Truckers’ protest in Ottawa: what happened to turn Canada into such a hot-mess?

In Canada, if there wasn’t before, there’s now a palpable sense of public discontent, which might be attributed to a variety of causes, but it’s visible for all to see.

What’s behind such a marked changes to what were thought to be the constitutional values of Canadians and their collective desire for peace, order and good government? 

What causes people to drive hundreds and thousands of kilometres, to join others in raucous demonstrations of protest, ostensibly for ‘FREEDOM!’ and against ‘MANDATES!’ while displaying the Canadian flag in a variety of unconventional ways?

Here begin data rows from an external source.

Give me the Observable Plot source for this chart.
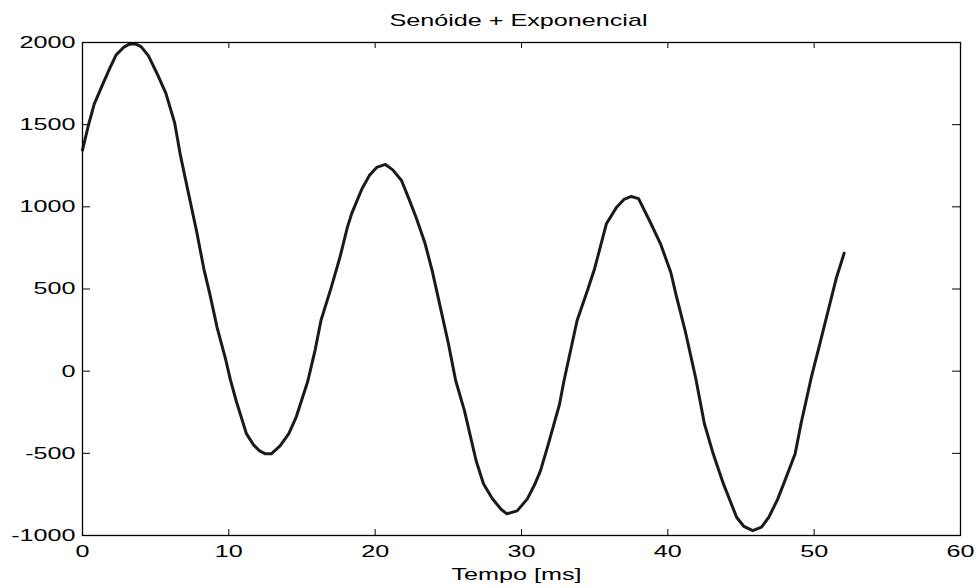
<!DOCTYPE html>
<html>
<head>
<meta charset="utf-8">
<script src="https://cdn.jsdelivr.net/npm/d3@7"></script>
<script src="https://cdn.jsdelivr.net/npm/@observablehq/plot@0.6"></script>
<style>
  html, body { margin: 0; padding: 0; background: #fff; }
</style>
</head>
<body>
<div id="chart"></div>
<script>
const titleText = "Senóide + Exponencial";
const xLabel = "Tempo [ms]";
const xTicks = [0, 10, 20, 30, 40, 50, 60];
const yTicks = [-1000, -500, 0, 500, 1000, 1500, 2000];

const tempoMs = [0,0.4,0.8,1.4,1.9,2.3,2.8,3.2,3.6,4.0,4.5,5.1,5.7,6.3,6.7,7.2,7.8,8.3,8.7,9.2,9.8,10.1,10.5,11.2,11.7,12.1,12.5,12.9,13.5,14.1,14.6,15.4,15.9,16.3,17.0,17.6,18.1,18.4,19.1,19.6,20.1,20.7,21.2,21.8,22.3,22.8,23.4,23.9,24.6,25.0,25.5,26.1,26.9,27.4,28.0,28.6,29.0,29.7,30.4,30.9,31.3,31.8,32.6,32.9,33.8,34.5,35.0,35.8,36.5,37.0,37.5,38.0,38.8,39.5,40.2,40.6,41.2,41.9,42.5,43.1,43.8,44.7,45.2,45.8,46.4,46.9,47.5,48.0,48.7,49.1,49.8,50.4,50.9,51.5,52.05];
const amplitude = [1345,1495,1625,1750,1850,1925,1970,1990,1992,1975,1920,1810,1690,1510,1310,1100,850,620,470,265,65,-50,-180,-380,-450,-485,-503,-503,-455,-380,-280,-60,130,310,510,695,875,960,1110,1190,1240,1258,1225,1160,1050,935,780,610,330,170,-57,-240,-545,-685,-775,-840,-868,-850,-777,-690,-605,-455,-200,-60,308,490,625,897,998,1045,1063,1050,906,775,602,450,240,-40,-320,-503,-686,-889,-945,-970,-949,-889,-780,-666,-503,-320,-40,170,349,562,718];

const data = tempoMs.map((t, i) => ({t, v: amplitude[i]}));

const W = 979, H = 588;
const mTop = 42, mRight = 19, mBottom = 53, mLeft = 82;
const plotW = W - mLeft - mRight, plotH = H - mTop - mBottom;

const chart = Plot.plot({
  width: W,
  height: H,
  marginTop: mTop,
  marginRight: mRight,
  marginBottom: mBottom,
  marginLeft: mLeft,
  style: {fontFamily: "'Liberation Sans', Arial, sans-serif", fontSize: "17px", background: "#fff", color: "#000"},
  x: {domain: [0, 60]},
  y: {domain: [-1000, 2000]},
  marks: [
    Plot.ruleX(xTicks, {x: d => d, insetTop: plotH - 6, stroke: "#000"}),
    Plot.ruleX(xTicks, {x: d => d, insetBottom: plotH - 6, stroke: "#000"}),
    Plot.ruleY(yTicks, {y: d => d, insetRight: plotW - 8, stroke: "#000"}),
    Plot.ruleY(yTicks, {y: d => d, insetLeft: plotW - 8, stroke: "#000"}),
    Plot.axisX({ticks: xTicks, tickSize: 0, tickPadding: 9, label: null, tickFormat: d => String(d)}),
    Plot.axisY({ticks: yTicks, tickSize: 0, tickPadding: 7, label: null, tickFormat: d => String(d)}),
    Plot.line(data, {x: "t", y: "v", stroke: "#1a1a1a", strokeWidth: 3, strokeLinejoin: "round"}),
    Plot.frame({stroke: "#000", strokeWidth: 1.3}),
    Plot.text([titleText], {frameAnchor: "top", lineAnchor: "middle", dy: -22, dx: -3, text: d => d}),
    Plot.text([xLabel], {frameAnchor: "bottom", lineAnchor: "middle", dy: 39, dx: -5, text: d => d})
  ]
});

// Stretch glyphs horizontally to match the reference's wide lettering
d3.select(chart).selectAll("text").each(function() {
  const t = this.getAttribute("transform") || "";
  this.setAttribute("transform", t + " scale(1.48,1)");
});

document.getElementById("chart").appendChild(chart);
</script>
</body>
</html>
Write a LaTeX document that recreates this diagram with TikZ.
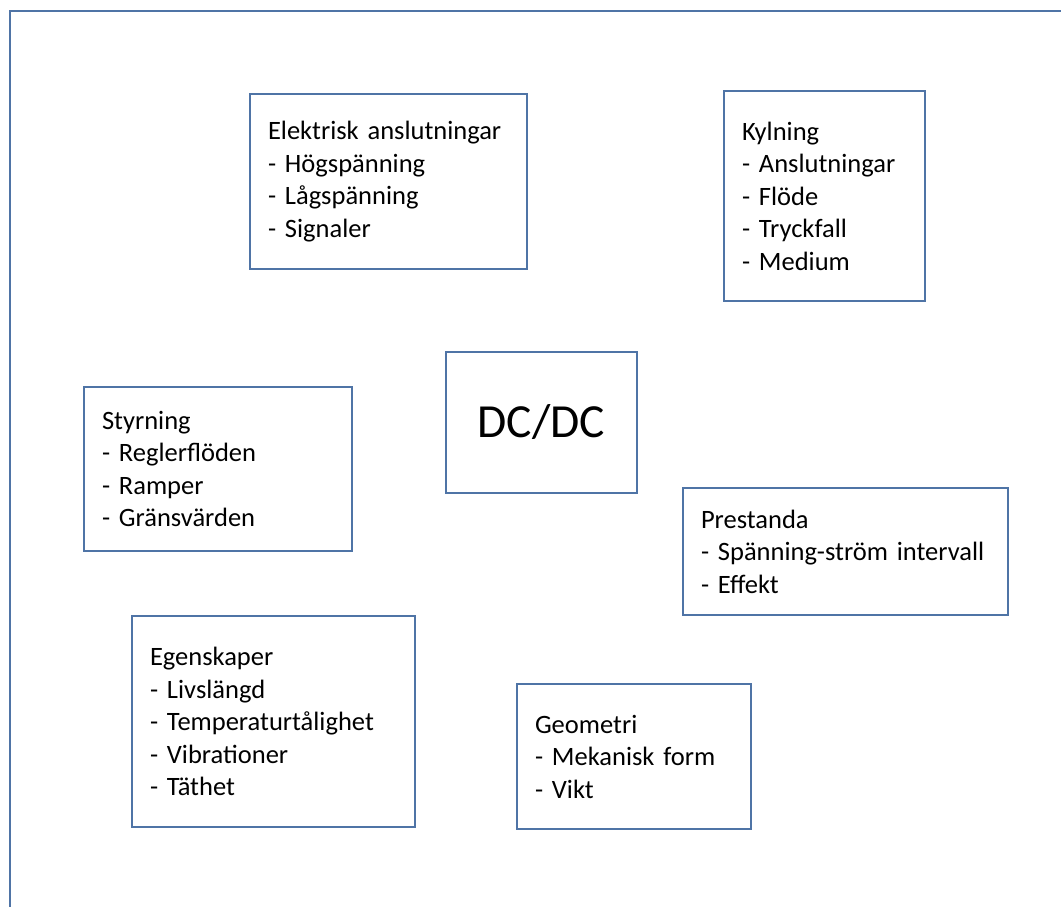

It depends who you listen to

Some ascribe it to specific issues, (‘Masks, Mandates, Media); some to a dislike of (‘Government’), others to a generalized anger toward ‘the rich’. For others, it’s hatred of the current Prime Minister, “Justine” Trudeau.

But it’s clear the roiling public mood of late has ruptured its vessel of containment.

What has caused so many to act out an ‘all roads lead to Ottawa’ action, ostensibly to ‘bring down the government’?

Why have the heretofore mainly silent struggles of many thousands of working-class Canadians have exploded into angry, chaotic, demonstrations of noisy contempt?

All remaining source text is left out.